Ships baker seal- About 1 ½ - 2 oz diced salt port (or a chunk about 1 ½ - 2” square)

- 1 cup diced onion

- 3 cups shrimp stock

- 1 cup clam broth

- 2 cups peeled and diced potatoes

- a bay leaf

- cayenne to taste

- 1 teaspoon salt

- 8-12 shelled raw shrimp

- about ½ cup heavy cream

- 2 Tablespoons chopped parsley

  1. Cook the salt pork in a heavy pot over medium heat until the fat is rendered and the meat begins to crisp.
  2. Reduce the heat to low, stir in the onions and cook until they soften but do not brown.
  3. Add the stock, broth, potatoes, bay, cayenne and salt.
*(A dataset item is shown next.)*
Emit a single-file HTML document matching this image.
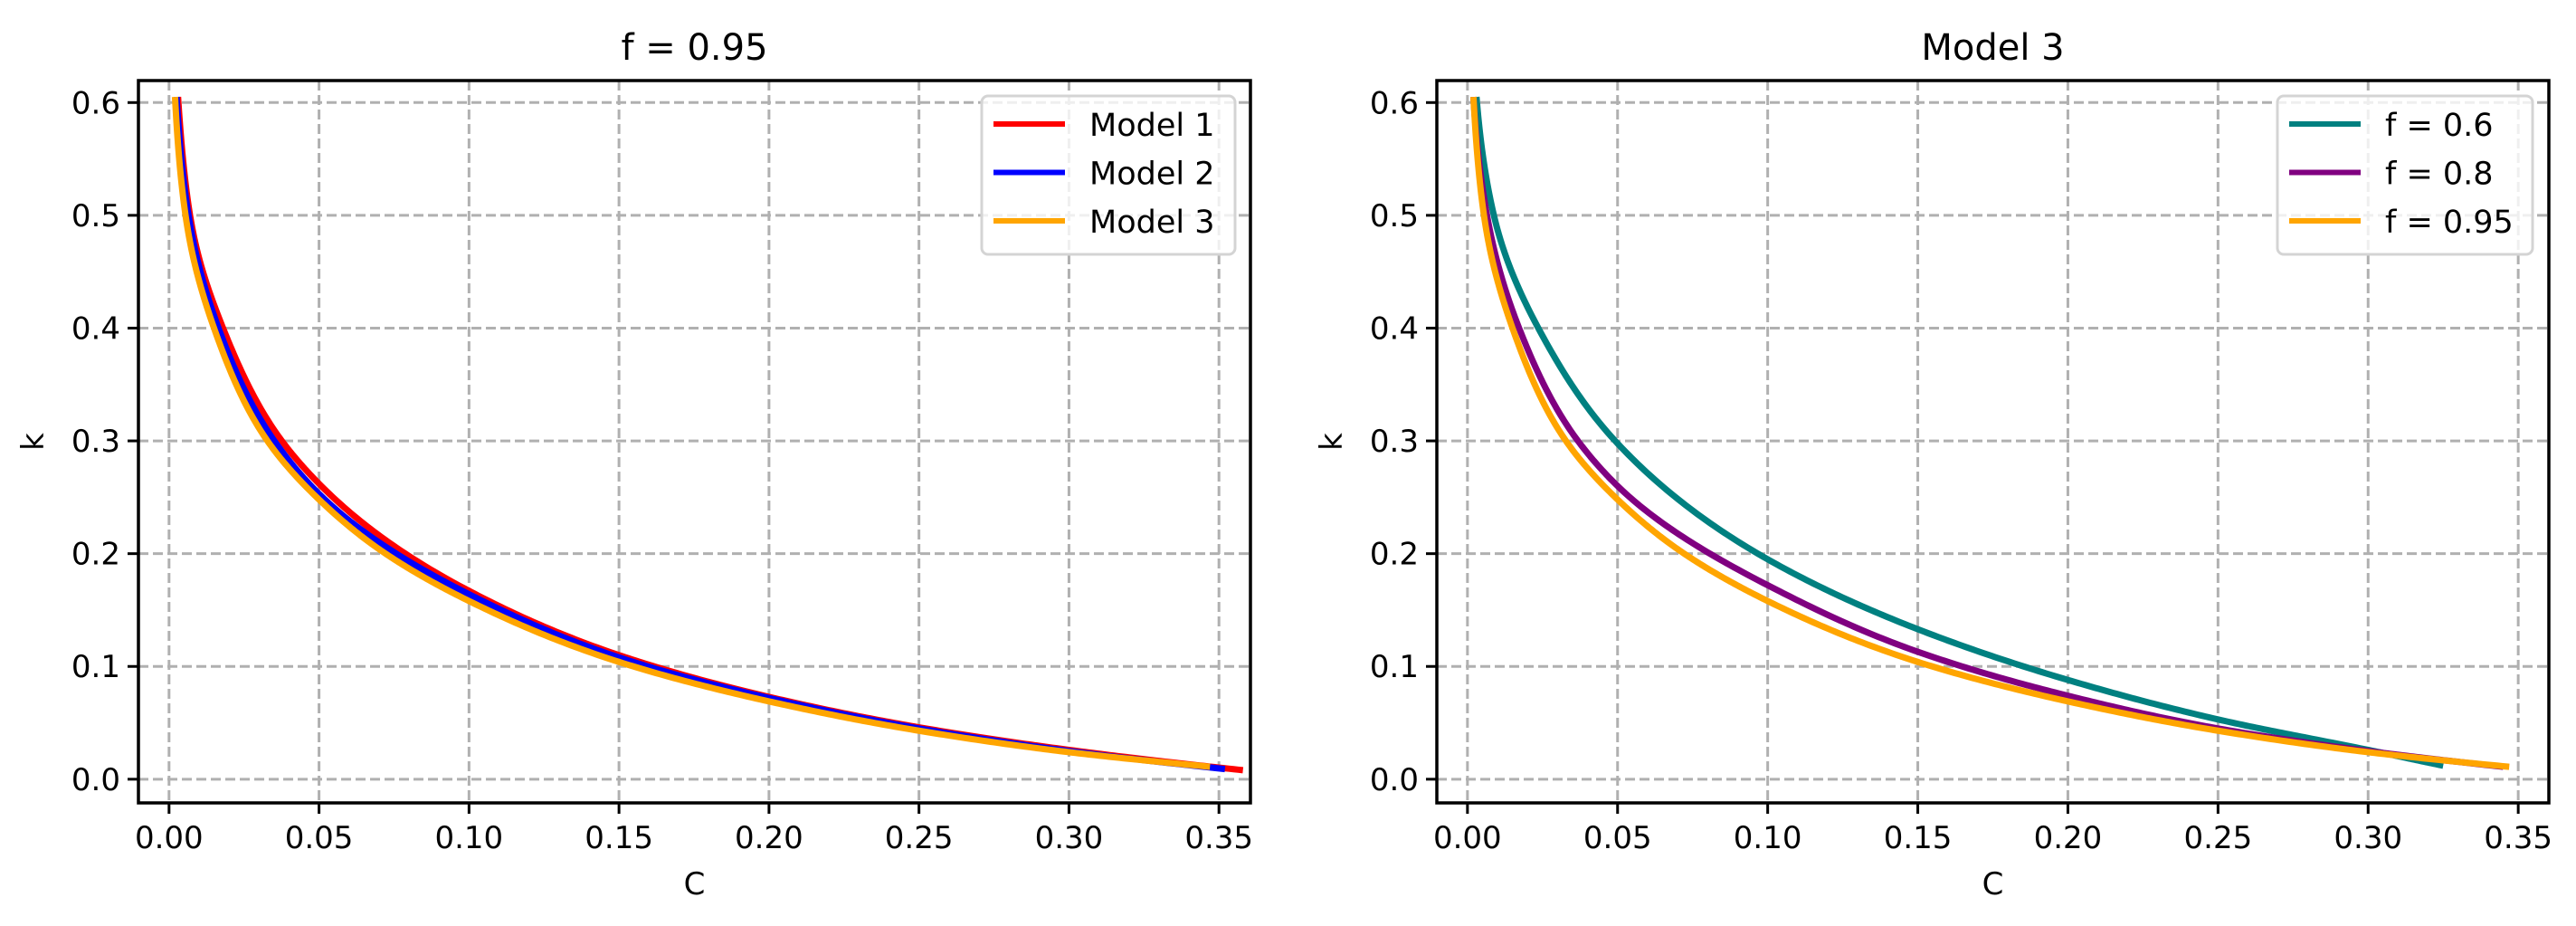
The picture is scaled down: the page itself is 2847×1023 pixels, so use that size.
<!DOCTYPE html>
<html><head><meta charset="utf-8">
<style>
html,body{margin:0;padding:0;background:#fff;}
svg{display:block;font-family:"DejaVu Sans","Liberation Sans",sans-serif;}
</style></head>
<body>
<svg id="fig" width="2847" height="1023" viewBox="0 0 2847 1023" xmlns="http://www.w3.org/2000/svg"></svg>
<script>
// ---- data ----
const xTicks = [0, 0.05, 0.10, 0.15, 0.20, 0.25, 0.30, 0.35];
const xTickLabels = ["0.00","0.05","0.10","0.15","0.20","0.25","0.30","0.35"];
const yTicks = [0, 0.1, 0.2, 0.3, 0.4, 0.5, 0.6];
const yTickLabels = ["0.0","0.1","0.2","0.3","0.4","0.5","0.6"];

const model1C = [0.003,0.007,0.018,0.0376,0.05,0.1,0.15,0.2,0.25,0.3,0.358];
const model1K = [0.605,0.5,0.4,0.3,0.262,0.167,0.11,0.073,0.046,0.026,0.008];
const model2C = [0.0025,0.0065,0.0165,0.0351,0.05,0.1,0.15,0.2,0.25,0.3,0.352];
const model2K = [0.605,0.5,0.4,0.3,0.253,0.164,0.108,0.072,0.045,0.025,0.009];
const model3C = [0.002,0.0055,0.015,0.0328,0.05,0.07,0.1,0.15,0.2,0.25,0.3,0.347];
const model3K = [0.605,0.5,0.4,0.3,0.248,0.204,0.158,0.104,0.069,0.043,0.024,0.011];

const f06C = [0.003,0.0088,0.0236,0.0492,0.1,0.15,0.2,0.25,0.3,0.325];
const f06K = [0.605,0.5,0.4,0.3,0.195,0.133,0.088,0.053,0.026,0.012];
const f08C = [0.002,0.0065,0.0172,0.0368,0.05,0.1,0.15,0.2,0.25,0.3,0.345];
const f08K = [0.605,0.5,0.4,0.3,0.26,0.172,0.113,0.074,0.045,0.025,0.011];
const f095C = model3C;
const f095K = model3K;

const NS = "http://www.w3.org/2000/svg";
const svg = document.getElementById("fig");
function mk(tag, attrs, parent){
  const e = document.createElementNS(NS, tag);
  for (const k in attrs) e.setAttribute(k, attrs[k]);
  (parent||svg).appendChild(e);
  return e;
}
// monotone cubic interpolation of k over ln(C), sampled densely for drawing
function monotoneSample(cs, ys){
  const xs = cs.map(c=>Math.log(c));
  const n = xs.length, d = [], m = [];
  for (let i=0;i<n-1;i++) d.push((ys[i+1]-ys[i])/(xs[i+1]-xs[i]));
  m[0]=d[0]; m[n-1]=d[n-2];
  for (let i=1;i<n-1;i++){
    if (d[i-1]*d[i]<=0) m[i]=0;
    else { const h0=xs[i]-xs[i-1], h1=xs[i+1]-xs[i];
      const w1=2*h1+h0, w2=h1+2*h0; m[i]=(w1+w2)/(w1/d[i-1]+w2/d[i]); }
  }
  const out=[];
  for (let i=0;i<n-1;i++){
    const h=xs[i+1]-xs[i];
    for (let s=0;s<40;s++){
      const t=s/40, t2=t*t, t3=t2*t;
      const y=(2*t3-3*t2+1)*ys[i]+(t3-2*t2+t)*h*m[i]+(-2*t3+3*t2)*ys[i+1]+(t3-t2)*h*m[i+1];
      out.push([Math.exp(xs[i]+t*h), y]);
    }
  }
  out.push([cs[n-1], ys[n-1]]);
  return out;
}

function panel(cfg){
  const g = mk("g", {});
  
  
  const L=cfg.left, R=cfg.right, T=89, B=887;
  const xmin=-0.0102, xmax=cfg.xmax, ymin=-0.021, ymax=0.6195;
  const sx = v => L + (v-xmin)/(xmax-xmin)*(R-L);
  const sy = v => B - (v-ymin)/(ymax-ymin)*(B-T);
  xTicks.forEach(t=>{
    const l = mk("line",{x1:sx(t),x2:sx(t),y1:T,y2:B,stroke:"#b0b0b0","stroke-width":3,"stroke-dasharray":"11,5"},g);
    
    
  });
  yTicks.forEach(t=>{
    const l = mk("line",{x1:L,x2:R,y1:sy(t),y2:sy(t),stroke:"#b0b0b0","stroke-width":3,"stroke-dasharray":"11,5"},g);
    
    
  });
  cfg.series.forEach(s=>{
    const pts = monotoneSample(s.c, s.k).map(p=>sx(p[0]).toFixed(2)+","+sy(p[1]).toFixed(2));
    const p = mk("polyline",{points:pts.join(" "),fill:"none",stroke:s.color,"stroke-width":7,"stroke-linejoin":"round"},g);
    
    
  });
  const fr = mk("rect",{x:L,y:T,width:R-L,height:B-T,fill:"none",stroke:"#000","stroke-width":3.5},g);
  
  
  xTicks.forEach((t,i)=>{
    const tk = mk("line",{x1:sx(t),x2:sx(t),y1:B,y2:B+12,stroke:"#000","stroke-width":3},g);
    
    
    const tx = mk("text",{x:sx(t),y:B+50,"font-size":34,"text-anchor":"middle",fill:"#000"},g);
    tx.textContent = xTickLabels[i];
    
    
  });
  yTicks.forEach((t,i)=>{
    const tk = mk("line",{x1:L-12,x2:L,y1:sy(t),y2:sy(t),stroke:"#000","stroke-width":3},g);
    
    
    const tx = mk("text",{x:L-20,y:sy(t)+12,"font-size":34,"text-anchor":"end",fill:"#000"},g);
    tx.textContent = yTickLabels[i];
    
    
  });
  const xl = mk("text",{x:(L+R)/2,y:988,"font-size":34,"text-anchor":"middle"},g);
  xl.textContent="C";
  
  
  const yl = mk("text",{x:0,y:0,"font-size":34,"text-anchor":"middle",transform:"translate("+(L-105)+","+((T+B)/2)+") rotate(-90)"},g);
  yl.textContent="k";
  
  
  const ti = mk("text",{x:(L+R)/2,y:66,"font-size":40,"text-anchor":"middle"},g);
  ti.textContent=cfg.title;
  
  
  const lg = mk("g",{},g);
  
  
  const lb = mk("rect",{x:cfg.legX,y:106,width:cfg.legW,height:175,rx:7,fill:"#fff","fill-opacity":0.8,stroke:"#d4d4d4","stroke-width":3},lg);
  
  
  cfg.series.forEach((s,i)=>{
    const yy = 137 + i*53.5;
    const ll = mk("line",{x1:cfg.legX+13,x2:cfg.legX+92,y1:yy,y2:yy,stroke:s.color,"stroke-width":6},lg);
    
    
    const lt = mk("text",{x:cfg.legX+119,y:yy+13,"font-size":35},lg);
    lt.textContent = s.label;
    
    
  });
}

panel({name:"left-chart", left:153, right:1382, xmax:0.3605, title:"f = 0.95", legX:1085, legW:280,
  series:[
    {id:"model-1-line", label:"Model 1", color:"#ff0000", c:model1C, k:model1K},
    {id:"model-2-line", label:"Model 2", color:"#0000ff", c:model2C, k:model2K},
    {id:"model-3-line", label:"Model 3", color:"#ffa500", c:model3C, k:model3K}
  ]});
panel({name:"right-chart", left:1588, right:2817, xmax:0.3602, title:"Model 3", legX:2517, legW:282,
  series:[
    {id:"f-0.6-line", label:"f = 0.6", color:"#008080", c:f06C, k:f06K},
    {id:"f-0.8-line", label:"f = 0.8", color:"#800080", c:f08C, k:f08K},
    {id:"f-0.95-line", label:"f = 0.95", color:"#ffa500", c:f095C, k:f095K}
  ]});
</script>
</body></html>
Bring to a boil, reduce the heat to low and simmer the soup until the potatoes become quite soft.
  4. Discard the bay and puree the soup (an electric immersion blender is handy).
  5. Drop the shrimp into the soup and simmer just until they curl lightly.
  6. Stir in the cream and a generous grind of pepper, taste for salt, and serve sprinkled with parsley.


- Stirring a pinch of curry powder into the soup at the end of Step 2 does no harm.

- Substituting more shrimp stock for the clam broth renders the soup less Yankee and more English.